Monday 13 July 2009

CBI calls for cuts in wind energy investment

The CBI is calling for a significant shift in the direction of UK energy policy, warning the current approach is making energy security harder to achieve and jeopardising our ability to meet climate change targets.
In a new report launched today called Decision Time, the CBI warns that current policy is incentivising investments in wind power which will result in too little investment in other forms of low-carbon energy, such as nuclear and clean coal and wants to see the percentage of wind power expected by 2020 under the Renewables Strategy reduced.
“Large chunks of our energy infrastructure urgently need replacing, and we have tough climate change targets to meet,” sais CBI Deputy-Director John Cridland. “However, the Government’s disjointed approach is deterring the private sector investment needed to get our energy system up to scratch, bolster security and cut emissions.
“While we have generous subsidies for wind power, we urgently need the national planning statements needed to build new nuclear plants. If we carry on like this we will end up putting too many of our energy eggs in one basket. But by moving government policy in a different direction we can achieve a good balance of wind, nuclear, gas and clean coal."
However a report also issued today by the Green Party argues against nuclear power, saying that it detracts from investment in renewables.
The Green Party’s spokesperson on trade and industry, Darren Johnson argues that nuclear power stations could not be built quickly enough and would starve the renewables industry, who could deliver, of necessary investment.
“The industry that was going to produce electricity ‘too cheap to meter’ has landed us with massive costs for handling its dangerous waste,” said Johnson.

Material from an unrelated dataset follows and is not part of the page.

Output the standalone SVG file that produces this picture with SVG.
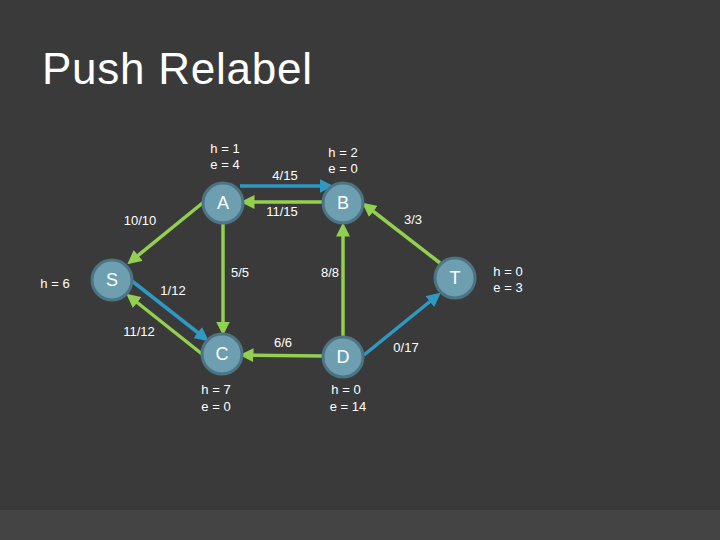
<svg xmlns="http://www.w3.org/2000/svg" width="720" height="540" viewBox="0 0 720 540">
<defs>
<marker id="ag" markerWidth="4" markerHeight="4" refX="3" refY="2" orient="auto" markerUnits="strokeWidth"><path d="M0,0 L4,2 L0,4 Z" fill="#92d050"/></marker>
<marker id="ab" markerWidth="4" markerHeight="4" refX="3" refY="2" orient="auto" markerUnits="strokeWidth"><path d="M0,0 L4,2 L0,4 Z" fill="#2e9ac4"/></marker>
<style>
.g{stroke:#92d050;stroke-width:3.5;fill:none;marker-end:url(#ag)}
.b{stroke:#2e9ac4;stroke-width:3.5;fill:none;marker-end:url(#ab)}
.n{fill:#6d9fb1;stroke:#4d7484;stroke-width:3}
.nl{font-family:"Liberation Sans",Arial,sans-serif;font-size:18px;fill:#fff;text-anchor:middle}
.t{font-family:"Liberation Sans",Arial,sans-serif;font-size:13px;fill:#fff;text-anchor:middle}
</style>
</defs>
<rect width="720" height="540" fill="#3a3a3a"/>
<rect y="510" width="720" height="30" fill="#444"/>
<text x="42" y="84" font-family="'Liberation Sans',Arial,sans-serif" font-size="44" fill="#fff" textLength="270">Push Relabel</text>
<g id="connectors">
<line class="b" x1="240" y1="186" x2="330" y2="186"/>
<line class="g" x1="327" y1="202" x2="244" y2="202"/>
<line class="g" x1="205" y1="201" x2="130" y2="262"/>
<line class="b" x1="132" y1="281" x2="206" y2="339"/>
<line class="g" x1="202" y1="354" x2="129" y2="296"/>
<line class="g" x1="223" y1="224" x2="223" y2="332"/>
<line class="g" x1="343" y1="336" x2="343" y2="226"/>
<line class="g" x1="440" y1="263" x2="365" y2="205"/>
<line class="b" x1="364" y1="355" x2="438" y2="295"/>
<line class="g" x1="322" y1="356" x2="243" y2="355"/>
</g>
<g id="A"><circle class="n" cx="223" cy="203" r="20"/><text class="nl" x="223" y="209">A</text></g>
<g id="B"><circle class="n" cx="343" cy="203" r="20"/><text class="nl" x="343" y="209">B</text></g>
<g id="S"><circle class="n" cx="112" cy="280" r="20"/><text class="nl" x="112" y="286">S</text></g>
<g id="C"><circle class="n" cx="222" cy="354" r="20"/><text class="nl" x="222" y="360">C</text></g>
<g id="D"><circle class="n" cx="343" cy="357" r="20"/><text class="nl" x="343" y="363">D</text></g>
<g id="T"><circle class="n" cx="455" cy="278" r="20"/><text class="nl" x="455" y="284">T</text></g>
<g id="labels">
<text class="t" x="225" y="153">h = 1</text><text class="t" x="225" y="169">e = 4</text>
<text class="t" x="343" y="157">h = 2</text><text class="t" x="343" y="173">e = 0</text>
<text class="t" x="285" y="180">4/15</text>
<text class="t" x="282" y="216">11/15</text>
<text class="t" x="140" y="225">10/10</text>
<text class="t" x="413" y="224">3/3</text>
<text class="t" x="55" y="288">h = 6</text>
<text class="t" x="173" y="295">1/12</text>
<text class="t" x="240" y="277">5/5</text>
<text class="t" x="330" y="277">8/8</text>
<text class="t" x="508" y="276">h = 0</text><text class="t" x="508" y="292">e = 3</text>
<text class="t" x="139" y="336">11/12</text>
<text class="t" x="283" y="347">6/6</text>
<text class="t" x="406" y="352">0/17</text>
<text class="t" x="216" y="394">h = 7</text><text class="t" x="216" y="411">e = 0</text>
<text class="t" x="346" y="394">h = 0</text><text class="t" x="348" y="411">e = 14</text>
</g>
</svg>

“The current projects in Finland and France are experiencing safety concerns, long delays and big overspends. There’s no point expecting nuclear to solve the climate crisis, because new stations couldn’t be built fast enough to help achieve the big CO2 reductions we need to make in the next ten years - which mature renewables could deliver.
“We urgently need a Green New Deal to get us out of the recession and start building the sustainable economy of the twenty-first century. We could create hundreds of thousands of jobs in green energy in the next decade. Nuclear power can play no part in that because it takes far too long to build nuclear power stations compared with windfarms and other green measures. Wind energy sustains something like twelve times as many jobs per unit of power as nuclear does.”